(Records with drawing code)
★ ★ ★
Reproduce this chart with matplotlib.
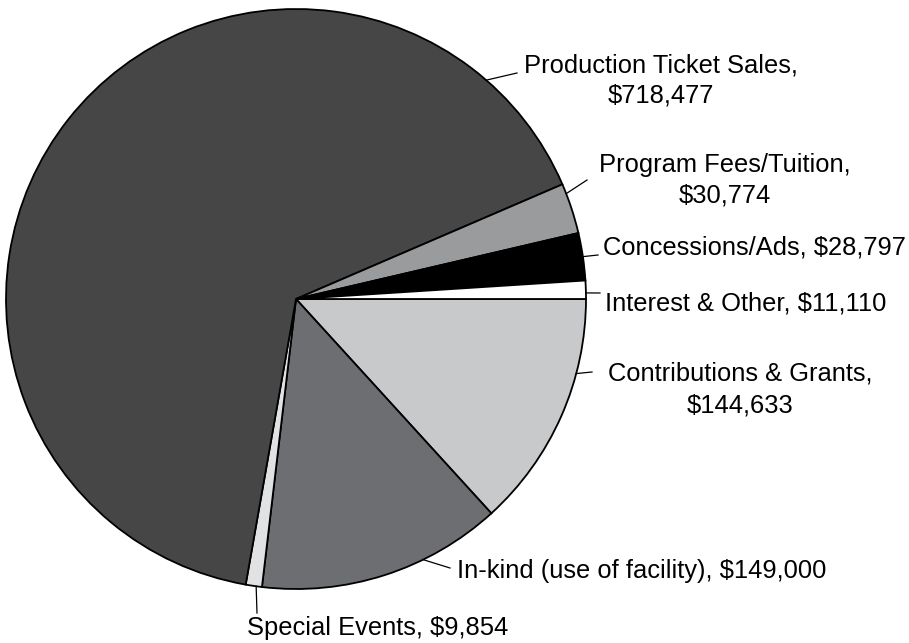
import matplotlib.pyplot as plt
import numpy as np

# revenue sources, clockwise from 3 o'clock
names = ["Contributions & Grants", "In-kind (use of facility)", "Special Events",
         "Production Ticket Sales", "Program Fees/Tuition", "Concessions/Ads",
         "Interest & Other"]
values = [144633, 149000, 9854, 718477, 30774, 28797, 11110]
colors = ["#c8c9cb", "#6d6e71", "#e1e2e4", "#464646", "#9a9b9d", "#000000", "#ffffff"]

W, H = 909, 643
cx, cy, r = 296, 299, 290   # pie centre / radius in pixels (y from top)

plt.rcParams['font.family'] = ['Liberation Sans', 'DejaVu Sans']
fig = plt.figure(figsize=(W / 100, H / 100), dpi=100)
ax = fig.add_axes([0, 0, 1, 1])

ax.pie(values, colors=colors, center=(cx, H - cy), radius=r, startangle=0,
       counterclock=False, wedgeprops=dict(edgecolor='black', linewidth=1.3))
ax.set_xlim(0, W)
ax.set_ylim(0, H)
ax.set_aspect('equal')
ax.axis('off')

# label layout: leader angle on the rim (deg), leader end, text x, baselines, alignment
layout = {
    "Production Ticket Sales": dict(ang=49, end=(517, 73), x=661, ys=[72, 103], ha='center'),
    "Program Fees/Tuition": dict(ang=21.3, end=(587, 180), x=725, ys=[172, 203], ha='center'),
    "Concessions/Ads": dict(ang=8.4, end=(598, 255), x=603, ys=[255], ha='left'),
    "Interest & Other": dict(ang=1.2, end=(600, 293), x=605, ys=[310], ha='left'),
    "Contributions & Grants": dict(ang=-14.9, end=(592, 372), x=740, ys=[381, 412], ha='center'),
    "In-kind (use of facility)": dict(ang=-64, end=(450, 568), x=457, ys=[578], ha='left'),
    "Special Events": dict(ang=-97.9, end=(257, 613), x=247, ys=[635], ha='left'),
}

for name, v in zip(names, values):
    lay = layout[name]
    a = np.deg2rad(lay['ang'])
    x0, y0 = cx + r * np.cos(a), cy - r * np.sin(a)
    x1, y1 = lay['end']
    ax.plot([x0, x1], [H - y0, H - y1], color='black', lw=0.9)
    if len(lay['ys']) == 2:
        lines = [name + ",", f"${v:,}"]
    else:
        lines = [f"{name}, ${v:,}"]
    for txt, yb in zip(lines, lay['ys']):
        ax.text(lay['x'], H - yb, txt, ha=lay['ha'], va='baseline', fontsize=18.4,
                color='black')

fig.savefig("out.png", dpi=100)
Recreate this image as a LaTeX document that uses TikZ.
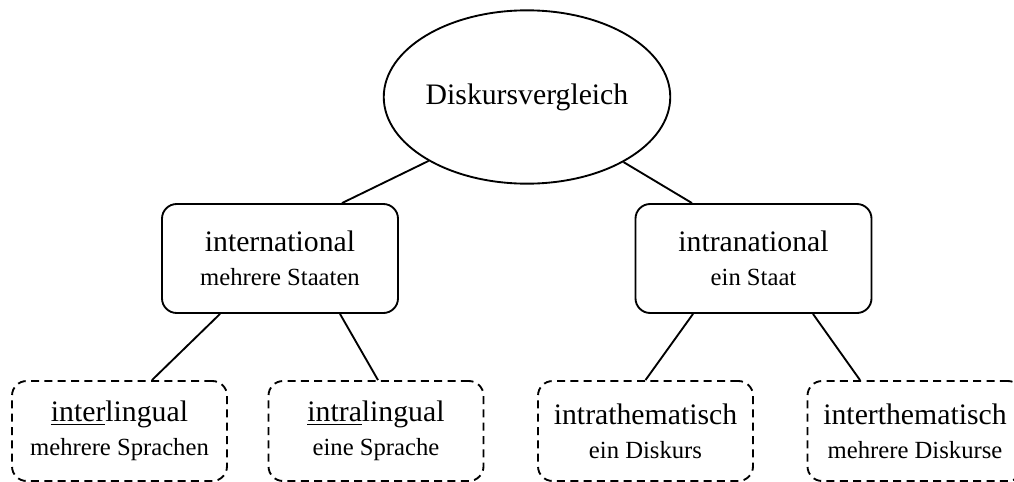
\documentclass[tikz,border=0pt]{standalone}
\usepackage{fontspec}
\setmainfont{Liberation Serif}
\usetikzlibrary{shapes.geometric,calc}
\newcommand{\subline}[1]{{\fontsize{18.5}{25.5}\selectfont #1}}
\begin{document}
\begin{tikzpicture}[x=0.75pt,y=-0.75pt,line width=1.4pt,
  every node/.style={font=\fontsize{22.3}{25.5}\selectfont, align=center, inner sep=0pt, text=black},
  rootnode/.style={ellipse, draw, line width=1.4pt, minimum width=195pt, minimum height=130pt},
  midbox/.style={draw, line width=1.4pt, rounded corners=11pt, minimum width=177pt, minimum height=81.75pt},
  leafbox/.style={draw, line width=1.4pt, dash pattern=on 6pt off 4pt, rounded corners=11pt, minimum width=161.25pt, minimum height=75pt},
  edge/.style={draw, line width=1.4pt}]
\useasboundingbox (0,0) rectangle (1014,482);
\clip (0,0) rectangle (1014,482);
\node[rootnode] (root) at (527,97) {Diskursvergleich};
\node[midbox] (intl) at (280,258.5) {international\\\subline{mehrere Staaten}};
\node[midbox] (intr) at (753.5,258.5) {intranational\\\subline{ein Staat}};
\node[leafbox] (b1) at (119.5,431) {\underline{inter}lingual\\\subline{mehrere Sprachen}};
\node[leafbox] (b2) at (376,431) {\underline{intra}lingual\\\subline{eine Sprache}};
\node[leafbox] (b3) at (645.5,431) {intrathematisch\\\subline{ein Diskurs}};
\node[leafbox] (b4) at (915,431) {interthematisch\\\subline{mehrere Diskurse}};
\path[edge] (root.213.7) -- ($(intl.north)+(62,0)$);
\path[edge] (root.326.3) -- ($(intr.north)+(-61.5,0)$);
\path[edge] ($(intl.south)+(-60,0)$) -- ($(b1.north)+(32.5,0)$);
\path[edge] ($(intl.south)+(60,0)$) -- ($(b2.north)+(2,0)$);
\path[edge] ($(intr.south)+(-60.5,0)$) -- ($(b3.north)+(0,0)$);
\path[edge] ($(intr.south)+(59.5,0)$) -- ($(b4.north)+(-55,0)$);
\end{tikzpicture}
\end{document}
★ ★ ★
_TASK TO COMPLETE_
Write out all the entries again, word for word, and print no images.

_ANSWER_
Reproduce this chart with matplotlib.
import matplotlib.pyplot as plt
import numpy as np

# revenue sources, clockwise from 3 o'clock
names = ["Contributions & Grants", "In-kind (use of facility)", "Special Events",
         "Production Ticket Sales", "Program Fees/Tuition", "Concessions/Ads",
         "Interest & Other"]
values = [144633, 149000, 9854, 718477, 30774, 28797, 11110]
colors = ["#c8c9cb", "#6d6e71", "#e1e2e4", "#464646", "#9a9b9d", "#000000", "#ffffff"]

W, H = 909, 643
cx, cy, r = 296, 299, 290   # pie centre / radius in pixels (y from top)

plt.rcParams['font.family'] = ['Liberation Sans', 'DejaVu Sans']
fig = plt.figure(figsize=(W / 100, H / 100), dpi=100)
ax = fig.add_axes([0, 0, 1, 1])

ax.pie(values, colors=colors, center=(cx, H - cy), radius=r, startangle=0,
       counterclock=False, wedgeprops=dict(edgecolor='black', linewidth=1.3))
ax.set_xlim(0, W)
ax.set_ylim(0, H)
ax.set_aspect('equal')
ax.axis('off')

# label layout: leader angle on the rim (deg), leader end, text x, baselines, alignment
layout = {
    "Production Ticket Sales": dict(ang=49, end=(517, 73), x=661, ys=[72, 103], ha='center'),
    "Program Fees/Tuition": dict(ang=21.3, end=(587, 180), x=725, ys=[172, 203], ha='center'),
    "Concessions/Ads": dict(ang=8.4, end=(598, 255), x=603, ys=[255], ha='left'),
    "Interest & Other": dict(ang=1.2, end=(600, 293), x=605, ys=[310], ha='left'),
    "Contributions & Grants": dict(ang=-14.9, end=(592, 372), x=740, ys=[381, 412], ha='center'),
    "In-kind (use of facility)": dict(ang=-64, end=(450, 568), x=457, ys=[578], ha='left'),
    "Special Events": dict(ang=-97.9, end=(257, 613), x=247, ys=[635], ha='left'),
}

for name, v in zip(names, values):
    lay = layout[name]
    a = np.deg2rad(lay['ang'])
    x0, y0 = cx + r * np.cos(a), cy - r * np.sin(a)
    x1, y1 = lay['end']
    ax.plot([x0, x1], [H - y0, H - y1], color='black', lw=0.9)
    if len(lay['ys']) == 2:
        lines = [name + ",", f"${v:,}"]
    else:
        lines = [f"{name}, ${v:,}"]
    for txt, yb in zip(lines, lay['ys']):
        ax.text(lay['x'], H - yb, txt, ha=lay['ha'], va='baseline', fontsize=18.4,
                color='black')

fig.savefig("out.png", dpi=100)
Recreate this image as a LaTeX document that uses TikZ.
\documentclass[tikz,border=0pt]{standalone}
\usepackage{fontspec}
\setmainfont{Liberation Serif}
\usetikzlibrary{shapes.geometric,calc}
\newcommand{\subline}[1]{{\fontsize{18.5}{25.5}\selectfont #1}}
\begin{document}
\begin{tikzpicture}[x=0.75pt,y=-0.75pt,line width=1.4pt,
  every node/.style={font=\fontsize{22.3}{25.5}\selectfont, align=center, inner sep=0pt, text=black},
  rootnode/.style={ellipse, draw, line width=1.4pt, minimum width=195pt, minimum height=130pt},
  midbox/.style={draw, line width=1.4pt, rounded corners=11pt, minimum width=177pt, minimum height=81.75pt},
  leafbox/.style={draw, line width=1.4pt, dash pattern=on 6pt off 4pt, rounded corners=11pt, minimum width=161.25pt, minimum height=75pt},
  edge/.style={draw, line width=1.4pt}]
\useasboundingbox (0,0) rectangle (1014,482);
\clip (0,0) rectangle (1014,482);
\node[rootnode] (root) at (527,97) {Diskursvergleich};
\node[midbox] (intl) at (280,258.5) {international\\\subline{mehrere Staaten}};
\node[midbox] (intr) at (753.5,258.5) {intranational\\\subline{ein Staat}};
\node[leafbox] (b1) at (119.5,431) {\underline{inter}lingual\\\subline{mehrere Sprachen}};
\node[leafbox] (b2) at (376,431) {\underline{intra}lingual\\\subline{eine Sprache}};
\node[leafbox] (b3) at (645.5,431) {intrathematisch\\\subline{ein Diskurs}};
\node[leafbox] (b4) at (915,431) {interthematisch\\\subline{mehrere Diskurse}};
\path[edge] (root.213.7) -- ($(intl.north)+(62,0)$);
\path[edge] (root.326.3) -- ($(intr.north)+(-61.5,0)$);
\path[edge] ($(intl.south)+(-60,0)$) -- ($(b1.north)+(32.5,0)$);
\path[edge] ($(intl.south)+(60,0)$) -- ($(b2.north)+(2,0)$);
\path[edge] ($(intr.south)+(-60.5,0)$) -- ($(b3.north)+(0,0)$);
\path[edge] ($(intr.south)+(59.5,0)$) -- ($(b4.north)+(-55,0)$);
\end{tikzpicture}
\end{document}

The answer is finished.